Thursday, Apr 24, 2014
Agri Leader

Botanical garden offers visitorsbit of everything

Central Florida's Agri-Leader
Published:   |   Updated: March 11, 2013 at 07:41 PM

Purchasing a plane ticket to witness different tropical plant life could cost an arm and a leg, but one place in the state offers it and it's affordable.

Fairchild Tropical Botanic Garden is a haven for plant lovers, featuring more than 12,900 living plants from all over the globe.

Located in Coral Gables, the 83-acre nature park offers a unique experience, said Paula Fernandez de los Muros, communications manager of the gardens.

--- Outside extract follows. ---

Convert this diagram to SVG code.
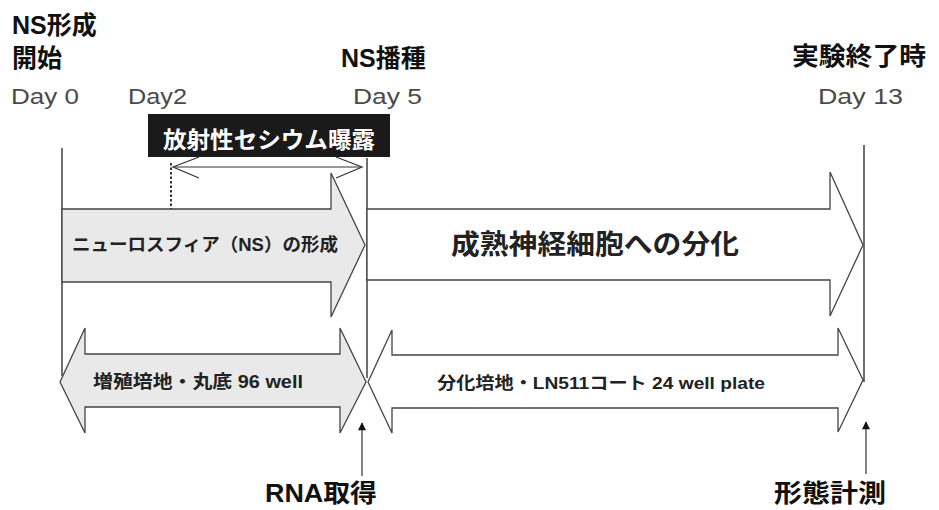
<svg xmlns="http://www.w3.org/2000/svg" width="939" height="510" viewBox="0 0 939 510">
<style>
.hd{font-family:"Liberation Sans","Noto Sans CJK JP",sans-serif;font-weight:bold;font-size:25px;fill:#111}
.day{font-family:"Liberation Sans","Noto Sans CJK JP",sans-serif;font-size:22px;fill:#4a4a4a}
.lbl{font-family:"Liberation Sans","Noto Sans CJK JP",sans-serif;font-weight:bold;fill:#222}
.vl{stroke:#222;stroke-width:1.3;fill:none}
.blk{stroke:#444;stroke-width:1.3;stroke-linejoin:miter}
.gray{fill:#e9e9e9}
.white{fill:#fff}
.thin{stroke:#333;stroke-width:1.2;fill:none}
</style>
<defs>
<marker id="ah" viewBox="0 0 10 10" refX="9" refY="5" markerWidth="10" markerHeight="8" orient="auto" markerUnits="userSpaceOnUse">
<path d="M0,0 L10,5 L0,10 Z" fill="#111"/>
</marker>
</defs>
<rect width="939" height="510" fill="#fff"/>

<g id="headers">
<text class="hd" x="12" y="34">NS形成</text>
<text class="hd" x="12" y="67">開始</text>
<text class="hd" x="341" y="67">NS播種</text>
<text class="hd" x="792" y="65" textLength="134" lengthAdjust="spacingAndGlyphs">実験終了時</text>
</g>

<g id="days">
<text class="day" x="11" y="104" textLength="68" lengthAdjust="spacingAndGlyphs">Day 0</text>
<text class="day" x="128" y="104" textLength="59" lengthAdjust="spacingAndGlyphs">Day2</text>
<text class="day" x="353" y="104" textLength="69" lengthAdjust="spacingAndGlyphs">Day 5</text>
<text class="day" x="818" y="104" textLength="85" lengthAdjust="spacingAndGlyphs">Day 13</text>
</g>

<g id="timelines">
<line class="vl" x1="62" y1="148" x2="62" y2="376"/>
<line class="vl" x1="367" y1="158" x2="367" y2="378"/>
<line class="vl" x1="864" y1="145" x2="864" y2="382"/>
<line x1="171" y1="163" x2="171" y2="209" stroke="#222" stroke-width="1.8" stroke-dasharray="2.5,2"/>
</g>

<g id="exposure">
<rect x="148" y="114" width="242" height="43" fill="#1a1a1a"/>
<text x="269" y="148" text-anchor="middle" font-family="Noto Sans CJK JP, sans-serif" font-weight="bold" font-size="23" fill="#fff" textLength="212" lengthAdjust="spacingAndGlyphs">放射性セシウム曝露</text>
<g class="thin" stroke-width="2.2">
<line x1="173" y1="167" x2="361" y2="167"/>
<polyline points="199,157 173,167 199,178"/>
<polyline points="336,157 362,167 336,178"/>
</g>
</g>

<g id="ns-formation">
<polygon class="blk gray" points="62,209 331,209 331,173 365,245 331,317 331,282 62,282"/>
<text class="lbl" x="72" y="251" font-size="18" textLength="266" lengthAdjust="spacingAndGlyphs">ニューロスフィア（NS）の形成</text>
</g>

<g id="differentiation">
<polygon class="blk white" points="367,209 830,209 830,172 863,245 830,316 830,280 367,280"/>
<text class="lbl" x="451" y="254" font-size="27" fill="#111" textLength="288" lengthAdjust="spacingAndGlyphs">成熟神経細胞への分化</text>
</g>

<g id="medium-96">
<polygon class="blk gray" points="60,382 85,328 85,354 340,354 340,328 366,382 340,433 340,407 85,407 85,433"/>
<text class="lbl" x="93" y="388" font-size="18" textLength="210" lengthAdjust="spacingAndGlyphs">増殖培地・丸底 96 well</text>
</g>

<g id="medium-24">
<polygon class="blk white" points="368,382 392,330 392,355 838,355 838,328 863,380 838,432 838,408 392,408 392,433"/>
<text class="lbl" x="437" y="389" font-size="17" fill="#333" textLength="328" lengthAdjust="spacingAndGlyphs">分化培地・LN511コート 24 well plate</text>
</g>

<g id="connectors">
<line class="thin" x1="362" y1="476" x2="362" y2="423" marker-end="url(#ah)"/>
<line class="thin" x1="866" y1="474" x2="866" y2="422" marker-end="url(#ah)"/>
</g>

<g id="rna">
<text class="hd" x="265" y="502" font-size="25" textLength="112" lengthAdjust="spacingAndGlyphs">RNA取得</text>
</g>
<g id="morphology">
<text class="hd" x="774" y="502" font-size="26" textLength="112" lengthAdjust="spacingAndGlyphs">形態計測</text>
</g>
</svg>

"Tropical Botanic Garden is truly a unique place," she said. "Here you can walk garden paths surrounded by the wonders and beauty of nature, talk to experts in horticulture, conservation and science, view impressive art, see butterflies and birds at every turn, and take classes on everything from photography to grafting."

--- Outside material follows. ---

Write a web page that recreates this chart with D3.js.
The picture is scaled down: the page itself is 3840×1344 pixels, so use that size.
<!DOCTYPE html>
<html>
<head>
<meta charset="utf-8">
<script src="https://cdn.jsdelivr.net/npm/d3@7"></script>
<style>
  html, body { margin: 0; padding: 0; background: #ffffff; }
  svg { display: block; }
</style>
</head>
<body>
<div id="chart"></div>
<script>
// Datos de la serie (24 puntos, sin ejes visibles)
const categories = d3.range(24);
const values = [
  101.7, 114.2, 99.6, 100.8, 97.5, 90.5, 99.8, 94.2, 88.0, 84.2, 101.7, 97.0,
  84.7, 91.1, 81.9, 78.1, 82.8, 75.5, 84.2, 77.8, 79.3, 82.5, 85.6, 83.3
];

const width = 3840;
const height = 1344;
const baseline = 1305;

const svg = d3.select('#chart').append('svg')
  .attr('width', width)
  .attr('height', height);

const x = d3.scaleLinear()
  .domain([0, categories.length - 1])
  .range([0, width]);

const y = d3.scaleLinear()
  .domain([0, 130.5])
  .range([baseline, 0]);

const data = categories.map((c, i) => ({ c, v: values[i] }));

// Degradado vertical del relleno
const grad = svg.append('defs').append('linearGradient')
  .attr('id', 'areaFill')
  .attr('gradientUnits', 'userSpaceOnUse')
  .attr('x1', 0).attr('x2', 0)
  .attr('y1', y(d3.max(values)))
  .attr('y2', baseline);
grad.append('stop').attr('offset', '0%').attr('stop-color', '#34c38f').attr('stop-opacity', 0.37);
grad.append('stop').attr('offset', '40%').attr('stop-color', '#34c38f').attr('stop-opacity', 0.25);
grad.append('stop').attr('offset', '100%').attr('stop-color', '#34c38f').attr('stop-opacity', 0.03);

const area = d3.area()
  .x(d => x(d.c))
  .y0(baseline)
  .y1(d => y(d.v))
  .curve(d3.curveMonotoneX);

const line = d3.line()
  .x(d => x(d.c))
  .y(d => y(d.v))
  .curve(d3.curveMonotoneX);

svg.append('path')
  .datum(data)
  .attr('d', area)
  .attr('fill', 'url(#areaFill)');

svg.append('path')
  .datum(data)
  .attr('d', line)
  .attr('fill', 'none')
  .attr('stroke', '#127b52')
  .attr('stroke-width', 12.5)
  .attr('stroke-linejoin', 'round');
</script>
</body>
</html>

The garden's plants are 25 percent collected from the wild, and include 541 species of palms and 123 species of cycads.

The plants survive in South Florida's climate, and she credits grounds staff for maintaining the grounds.

The park also offers a mixture of nature and art, as at times the venue exhibits sculptures from various artists.

Concerts also are held at the venue throughout the year. Fruits and plants are sold and are grown at the Fairchild's Farm in Homestead.

The park opened in the late 1930s. It is named after David Fairchild, a well-known plant explorer. He traveled the world in search of useful plants, visiting every continent except Antarctica. He brought back plants that currently grace places such as Washington, D.C.

The park was originally purchased by Col. Robert H. Montgomery.

"Dr. Fairchild retired to Miami in 1935 and joined a group of passionate plant collectors and horticulturists, including retired accountant Col. Robert H. Montgomery, environmentalist Marjory Stoneman Douglas, County Commissioner Charles Crandon and landscape architect William Lyman Phillips," De los Muros said.

"This core group worked tirelessly to bring the idea of a one-of-a-kind botanic garden to life, and in 1938, Fairchild Tropical Botanic Garden opened its 83 acres to the public for the first time."

The garden is not operated for profit. De los Muros said plant lovers could get a taste of various species without ever leaving the state.

The park, at 10901 Old Cutler Road in Coral Gables, is a hotbed for visitors, as last year 300,000 people made a stop there.

It also plays host to several festivals, including the International Chocolate Festival, and Food and Garden Festival.